Otra inexactitud es la que sostiene que la Armada española fue bautizada «Invencible» por el rey Felipe II, jactándose éste de que ninguna escuadra extranjera podía derrotarla. Esto también es falso: el nombre que recibió la flota fue el de «Grande y Felicísima Armada». El adjetivo de «Invencible» es un añadido, una invención de los cronistas y gacetilleros ingleses, que también han venido sosteniendo que los suyos apenas sufrieron bajas en las acciones contra la Armada Invencible, y que la victoria fue celebrada con júbilo. Pero poco hubo que celebrar en Inglaterra.
Muchos marineros ingleses enfermaron a causa de un terrible brote infeccioso en su escuadra, llegando a sufrir hasta cerca de 10.000 bajas por motivos no relacionadas con el combate.

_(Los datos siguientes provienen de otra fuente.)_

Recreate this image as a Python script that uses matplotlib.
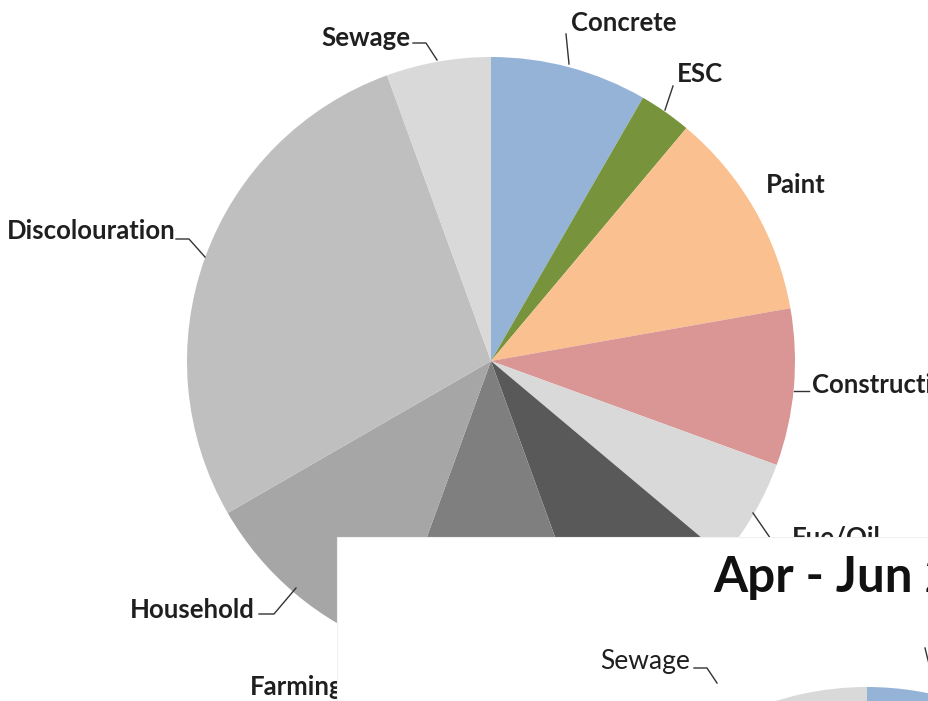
import matplotlib
matplotlib.use("Agg")
import matplotlib.pyplot as plt
from matplotlib.patches import Rectangle

# ---- data (Jan - Mar chart, fully drawn) ----
categories = ["Concrete", "ESC", "Paint", "Construction", "Fue/Oil", "Other",
              "Farming", "Household", "Discolouration", "Sewage"]
counts_q1 = [3, 1, 4, 3, 2, 3, 4, 4, 10, 2]
colors = ["#95B3D7", "#77933C", "#FAC090", "#D99694", "#D9D9D9", "#595959",
          "#7F7F7F", "#A6A6A6", "#BFBFBF", "#D9D9D9"]

# ---- data (Apr - Jun chart, mostly hidden) ----
counts_q2 = [3, 1, 2, 2, 3, 2, 3, 3, 8, 2]
title_q2 = "Apr - Jun 2013"

W, H = 929, 701
def Y(py):
    return H - py

fig = plt.figure(figsize=(W / 100, H / 100), dpi=100)
ax = fig.add_axes([0, 0, 1, 1])

FONT = "Lato"
TXT = "#1f1f1f"
LS = 18.5

# main pie
ax.pie(counts_q1, colors=colors, startangle=90, counterclock=False,
       center=(491, Y(361)), radius=304, wedgeprops=dict(linewidth=0))

# labels of main pie: (x_left, y_center) in pixels
lab_pos = {
    "Sewage": (321, 38),
    "Concrete": (571, 23),
    "ESC": (677, 74),
    "Paint": (766, 185),
    "Construction": (812, 385),
    "Discolouration": (7, 231),
    "Household": (130, 610),
    "Farming": (250, 687),
    "Other": (560, 690),
}
for name in categories:
    if name in lab_pos:
        x, y = lab_pos[name]
        ax.text(x, Y(y), name, ha="left", va="center", fontsize=LS,
                fontweight="bold", family=FONT, color=TXT, zorder=3)
# Fue/Oil label sits just behind the top edge of the second panel
ax.text(792, Y(546), "Fue/Oil", ha="left", va="baseline", fontsize=LS,
        fontweight="bold", family=FONT, color=TXT, zorder=3)

# leader lines (pixel coords)
leaders = [
    [(413, 43), (426, 43), (437, 60)],
    [(566, 34), (569, 64)],
    [(673, 86), (665, 110)],
    [(794, 391), (809, 391)],
    [(753, 513), (775, 545)],
    [(176, 239), (189, 239), (205, 257)],
    [(259, 614), (274, 614), (296, 588)],
]
for pts in leaders:
    ax.plot([p[0] for p in pts], [Y(p[1]) for p in pts],
            color="#333333", lw=1.0, zorder=3)

# overlapping white panel of the second chart
ax.add_patch(Rectangle((337, Y(701)), W - 337 + 5, 701 - 537,
                       facecolor="white", edgecolor="#f0f0f0", lw=0.8, zorder=5))

# second chart title
ax.text(713, Y(578), title_q2, ha="left", va="center", fontsize=35.5,
        family=FONT, fontweight="bold", color="#111111", zorder=7)

# second pie (only its top edge is visible)
wedges2, _ = ax.pie(counts_q2, colors=colors, startangle=90, counterclock=False,
                    center=(867, Y(687 + 304)), radius=304,
                    wedgeprops=dict(linewidth=0))
for w in wedges2:
    w.set_zorder(6)

ax.text(600, Y(661), "Sewage", ha="left", va="center", fontsize=19,
        family=FONT, color=TXT, zorder=7)
for pts in [[(694, 668), (707, 668), (717, 683)], [(925, 648), (931, 672)]]:
    ax.plot([p[0] for p in pts], [Y(p[1]) for p in pts], color="#333333",
            lw=1.0, zorder=7)

ax.set_xlim(0, W)
ax.set_ylim(0, H)
ax.set_aspect("equal")
ax.axis("off")

fig.savefig("out.png", dpi=100)
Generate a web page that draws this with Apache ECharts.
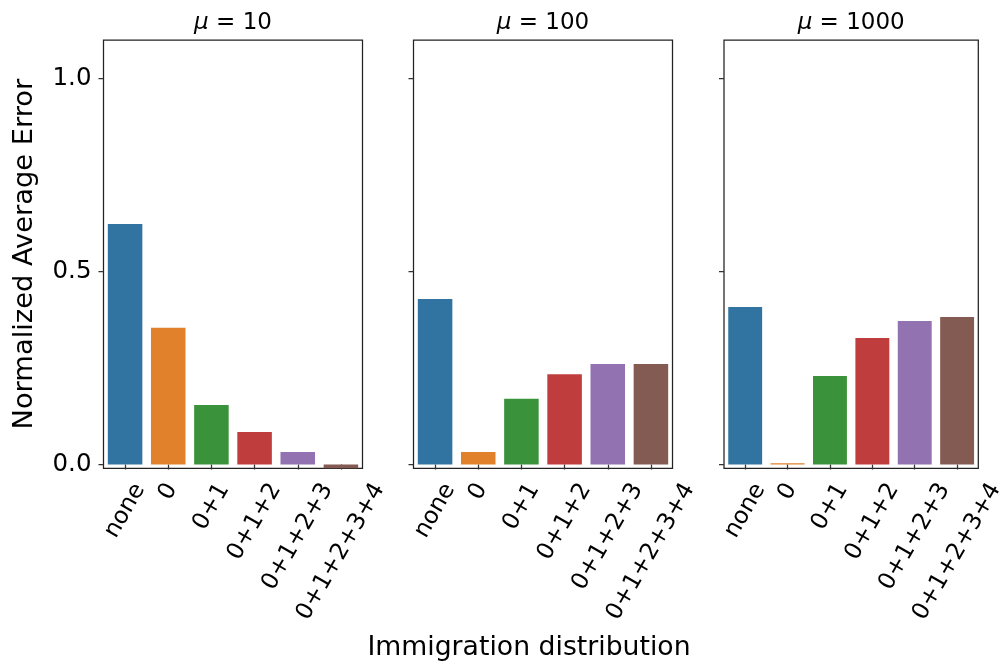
<!DOCTYPE html>
<html><head><meta charset="utf-8">
<script src="https://cdn.jsdelivr.net/npm/echarts@6/dist/echarts.min.js"></script>
<style>html,body{margin:0;padding:0;background:#fff}#c{width:1007px;height:665px}</style>
</head><body><div id="c"></div>
<script>
const categories = ['none', '0', '0+1', '0+1+2', '0+1+2+3', '0+1+2+3+4'];
const muValues = ['10', '100', '1000'];
const errMu10 = [0.623, 0.354, 0.154, 0.084, 0.032, -0.02];
const errMu100 = [0.429, 0.032, 0.170, 0.234, 0.260, 0.260];
const errMu1000 = [0.408, 0.003, 0.229, 0.328, 0.372, 0.382];
const yTicks = [0, 0.5, 1.0];
const yLabel = 'Normalized Average Error';
const xLabel = 'Immigration distribution';

const palette = ['#3274a1', '#e1812c', '#3a923a', '#c03d3e', '#9372b2', '#845b53'];
const FONT = 'DejaVu Sans';
const XTICK_FS = 23.5, YTICK_FS = 24.5;
const seriesData = [errMu10, errMu100, errMu1000];
const lefts = [103.5, 413.5, 724];
const gridW = 259, gridTop = 40, gridH = 428.3;

// per-label rich padding so the rotated label's box is centred on its tick (matplotlib style)
const ctx = document.createElement('canvas').getContext('2d');
ctx.font = XTICK_FS + 'px "' + FONT + '"';
const rich = {};
categories.forEach((c, i) => {
  const w = ctx.measureText(c).width;
  rich['c' + i] = { fontSize: XTICK_FS, fontFamily: FONT, color: '#000',
    padding: [0.433 * w, 0.75 * w, 0, 0] };
});

const grids = [], xAxes = [], yAxes = [], series = [];
lefts.forEach((l, i) => {
  grids.push({ left: l, top: gridTop, width: gridW, height: gridH, show: true,
    borderColor: '#222', borderWidth: 1.25, backgroundColor: '#fff', containLabel: false });
  xAxes.push({ type: 'category', gridIndex: i, data: categories, position: 'bottom',
    axisLine: { show: false },
    axisTick: { show: true, alignWithLabel: true, length: 5, lineStyle: { color: '#333', width: 1.25 } },
    axisLabel: { interval: 0, rotate: 60, align: 'center', verticalAlign: 'middle', margin: 17,
      fontSize: XTICK_FS, fontFamily: FONT, color: '#000',
      formatter: (v, idx) => '{c' + idx + '|' + v + '}', rich: rich },
    splitLine: { show: false } });
  xAxes.push({ type: 'category', gridIndex: i, data: categories, position: 'top',
    axisLine: { show: false }, axisTick: { show: false }, axisLabel: { show: false },
    name: '{i|μ} = ' + muValues[i], nameLocation: 'middle', nameGap: 5,
    nameTextStyle: { fontSize: 23, fontFamily: FONT, color: '#000',
      rich: { i: { fontSize: 23, fontFamily: FONT, fontStyle: 'italic', color: '#000' } } } });
  yAxes.push({ type: 'value', gridIndex: i, min: -0.01, max: 1.1,
    axisLine: { show: false },
    axisTick: { show: true, length: 5, customValues: yTicks, lineStyle: { color: '#333', width: 1.25 } },
    axisLabel: { show: i === 0, customValues: yTicks, margin: 12, fontSize: YTICK_FS, fontFamily: FONT, color: '#000',
      formatter: v => v.toFixed(1) },
    splitLine: { show: false },
    name: i === 0 ? yLabel : '', nameLocation: 'middle', nameGap: 65,
    nameTextStyle: { fontSize: 27.3, fontFamily: FONT, color: '#000' } });
  series.push({ type: 'bar', xAxisIndex: 2 * i, yAxisIndex: i, data: seriesData[i],
    barWidth: '80%', colorBy: 'data', clip: true, animation: false,
    itemStyle: { color: p => palette[p.dataIndex] } });
});

const chart = echarts.init(document.getElementById('c'), null, { renderer: 'canvas' });
chart.setOption({
  animation: false,
  backgroundColor: '#fff',
  grid: grids, xAxis: xAxes, yAxis: yAxes, series: series,
  graphic: [{ type: 'text', x: 529, y: 648,
    style: { text: xLabel, fontSize: 26.7, fontFamily: FONT, fill: '#000', align: 'center', verticalAlign: 'middle' } }]
});
</script></body></html>
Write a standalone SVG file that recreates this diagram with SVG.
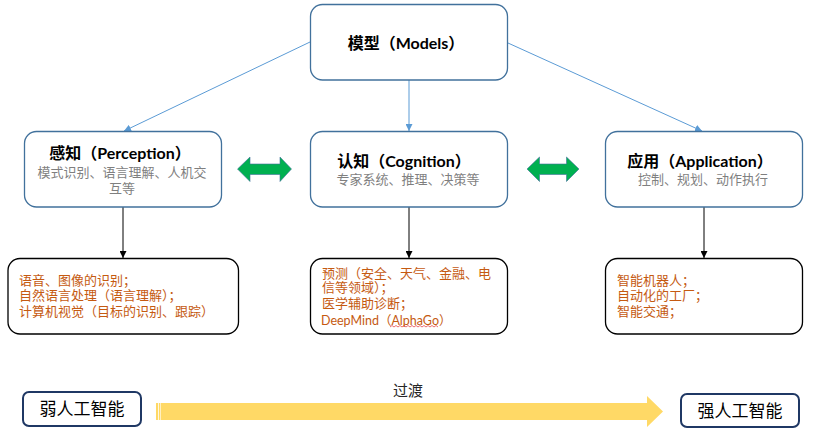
<svg xmlns="http://www.w3.org/2000/svg" width="814" height="435" viewBox="0 0 814 435">
<defs>
<style>
.top{fill:#fff;stroke:#41719C;stroke-width:1.3}
.bot{fill:#fff;stroke:#000;stroke-width:1.3}
.lvl{fill:#fff;stroke:#1F3864;stroke-width:2}
.t{font-family:Lato,"Noto Sans CJK SC",sans-serif;font-weight:bold;font-size:16px;fill:#000;text-anchor:middle}
.s{font-family:"Noto Sans CJK SC",sans-serif;font-size:13px;fill:#7F7F7F;text-anchor:middle}
.o{font-family:"Noto Sans CJK SC",sans-serif;font-size:13px;fill:#C55A11}
.d{font-family:Lato,"Noto Sans CJK SC",sans-serif;font-size:12.5px;fill:#C55A11}
.k{font-family:"Noto Sans CJK SC",sans-serif;font-size:17px;fill:#000;text-anchor:middle}
.blue{stroke:#5B9BD5;stroke-width:1;fill:none}
.blk{stroke:#000;stroke-width:1;fill:none}
.g{fill:#00B050;stroke:#41719C;stroke-width:0.6}
</style>
<marker id="ab" viewBox="0 0 10 10" refX="10" refY="5" markerWidth="7" markerHeight="7" markerUnits="userSpaceOnUse" orient="auto">
<path d="M0,0 L10,5 L0,10 z" fill="#5B9BD5"/>
</marker>
<marker id="ak" viewBox="0 0 10 10" refX="10" refY="5" markerWidth="7" markerHeight="7" markerUnits="userSpaceOnUse" orient="auto">
<path d="M0,0 L10,5 L0,10 z" fill="#000"/>
</marker>
</defs>
<rect width="814" height="435" fill="#fff"/>

<g id="connectors">
<line class="blue" x1="310" y1="42" x2="124" y2="131" marker-end="url(#ab)"/>
<line class="blue" x1="409" y1="80" x2="409" y2="131" marker-end="url(#ab)"/>
<line class="blue" x1="508" y1="43" x2="702" y2="131" marker-end="url(#ab)"/>
<line class="blk" x1="123" y1="207" x2="123" y2="258" marker-end="url(#ak)"/>
<line class="blk" x1="409" y1="207" x2="409" y2="258" marker-end="url(#ak)"/>
<line class="blk" x1="704" y1="207" x2="704" y2="258" marker-end="url(#ak)"/>
<polygon class="g" points="237.5,169 250,157 250,164 280,164 280,157 291.5,169 280,181.5 280,174.5 250,174.5 250,181.5"/>
<polygon class="g" points="527,169 539.5,157 539.5,164 566.5,164 566.5,157 579,169 566.5,181.5 566.5,174.5 539.5,174.5 539.5,181.5"/>
<polygon points="156,403 647,403 647,396 663,411.5 647,427 647,420 156,420" fill="#FFD966"/>
<rect x="158" y="403" width="0.8" height="17" fill="#fff"/>
<rect x="160.2" y="403" width="0.6" height="17" fill="#fff"/>
<text x="408" y="396" style="font-family:'Noto Sans CJK SC',sans-serif;font-size:15px;fill:#262626;text-anchor:middle">过渡</text>
</g>

<g id="models">
<rect class="top" x="310.5" y="4.5" width="197" height="75.5" rx="12"/>
<text class="t" x="406" y="49">模型（Models）</text>
</g>

<g id="perception">
<rect class="top" x="24.5" y="131.5" width="197" height="75.5" rx="12"/>
<text class="t" x="120" y="159">感知（Perception）</text>
<text class="s" x="122" y="177">模式识别、语言理解、人机交</text>
<text class="s" x="122" y="193">互等</text>
</g>

<g id="cognition">
<rect class="top" x="310.5" y="131.5" width="197" height="75.5" rx="12"/>
<text class="t" x="404" y="167">认知（Cognition）</text>
<text class="s" x="408" y="184">专家系统、推理、决策等</text>
</g>

<g id="application">
<rect class="top" x="605.5" y="131.5" width="197" height="75.5" rx="12"/>
<text class="t" x="700" y="167">应用（Application）</text>
<text class="s" x="703" y="184">控制、规划、动作执行</text>
</g>

<g id="perception-detail">
<rect class="bot" x="8" y="258.5" width="230.5" height="75.5" rx="12"/>
<text class="o" x="19" y="285">语音、图像的识别；</text>
<text class="o" x="19" y="299.5">自然语言处理（语言理解）；</text>
<text class="o" x="19" y="316">计算机视觉（目标的识别、跟踪）</text>
</g>

<g id="cognition-detail">
<rect class="bot" x="310.5" y="258.5" width="197" height="75.5" rx="12"/>
<text class="o" x="322" y="278">预测（安全、天气、金融、电</text>
<text class="o" x="322" y="292">信等领域）；</text>
<text class="o" x="322" y="308">医学辅助诊断；</text>
<text class="d" x="321" y="325">DeepMind（AlphaGo）</text>
<path d="M390,327 l2,-1.5 l2,1.5 l2,-1.5 l2,1.5 l2,-1.5 l2,1.5 l2,-1.5 l2,1.5 l2,-1.5 l2,1.5 l2,-1.5 l2,1.5 l2,-1.5 l2,1.5 l2,-1.5 l2,1.5 l2,-1.5 l2,1.5 l2,-1.5 l2,1.5 l2,-1.5 l2,1.5 l2,-1.5 l2,1.5" fill="none" stroke="#E03030" stroke-width="0.7"/>
</g>

<g id="application-detail">
<rect class="bot" x="605.5" y="258.5" width="197" height="75.5" rx="12"/>
<text class="o" x="617" y="285">智能机器人；</text>
<text class="o" x="617" y="300">自动化的工厂；</text>
<text class="o" x="617" y="316">智能交通；</text>
</g>

<g id="weak-ai">
<rect class="lvl" x="23" y="392" width="118" height="34" rx="6"/>
<text class="k" x="82" y="415">弱人工智能</text>
</g>

<g id="strong-ai">
<rect class="lvl" x="681" y="394" width="118" height="33" rx="6"/>
<text class="k" x="740" y="417">强人工智能</text>
</g>
</svg>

No se celebró con entusiasmo la victoria, pues los marineros ingleses supervivientes protestaron airadamente porque llevaban meses sin recibir sus pagas, y muchos habían sido embarcados por la fuerza o mediante engaños.
El duque de Parma, don Alejandro Farnesio, debía aportar miles de hombres de los Tercios de Flandes que serían embarcados en los puertos de los Países Bajos, a la llegada de la Armada. Una vez arribó la flota española a Calais, llegó un mensajero enviado por el duque de Parma, quien comunicó a Medina–Sidonia que sus hombres no podían embarcar porque los puertos bajo su dominio en Flandes estaban siendo bloqueados por barcos holandeses, dirigidos por Justino de Nassau. El mal tiempo y estas noticias hicieron decantarse al duque de Medina–Sidonia por aprovechar los vientos para bordear las islas Británicas y regresar a España por la travesía más larga, pero aparentemente más segura. Fue, sin duda, una mala decisión, pues los temporales se cebaron con la Armada.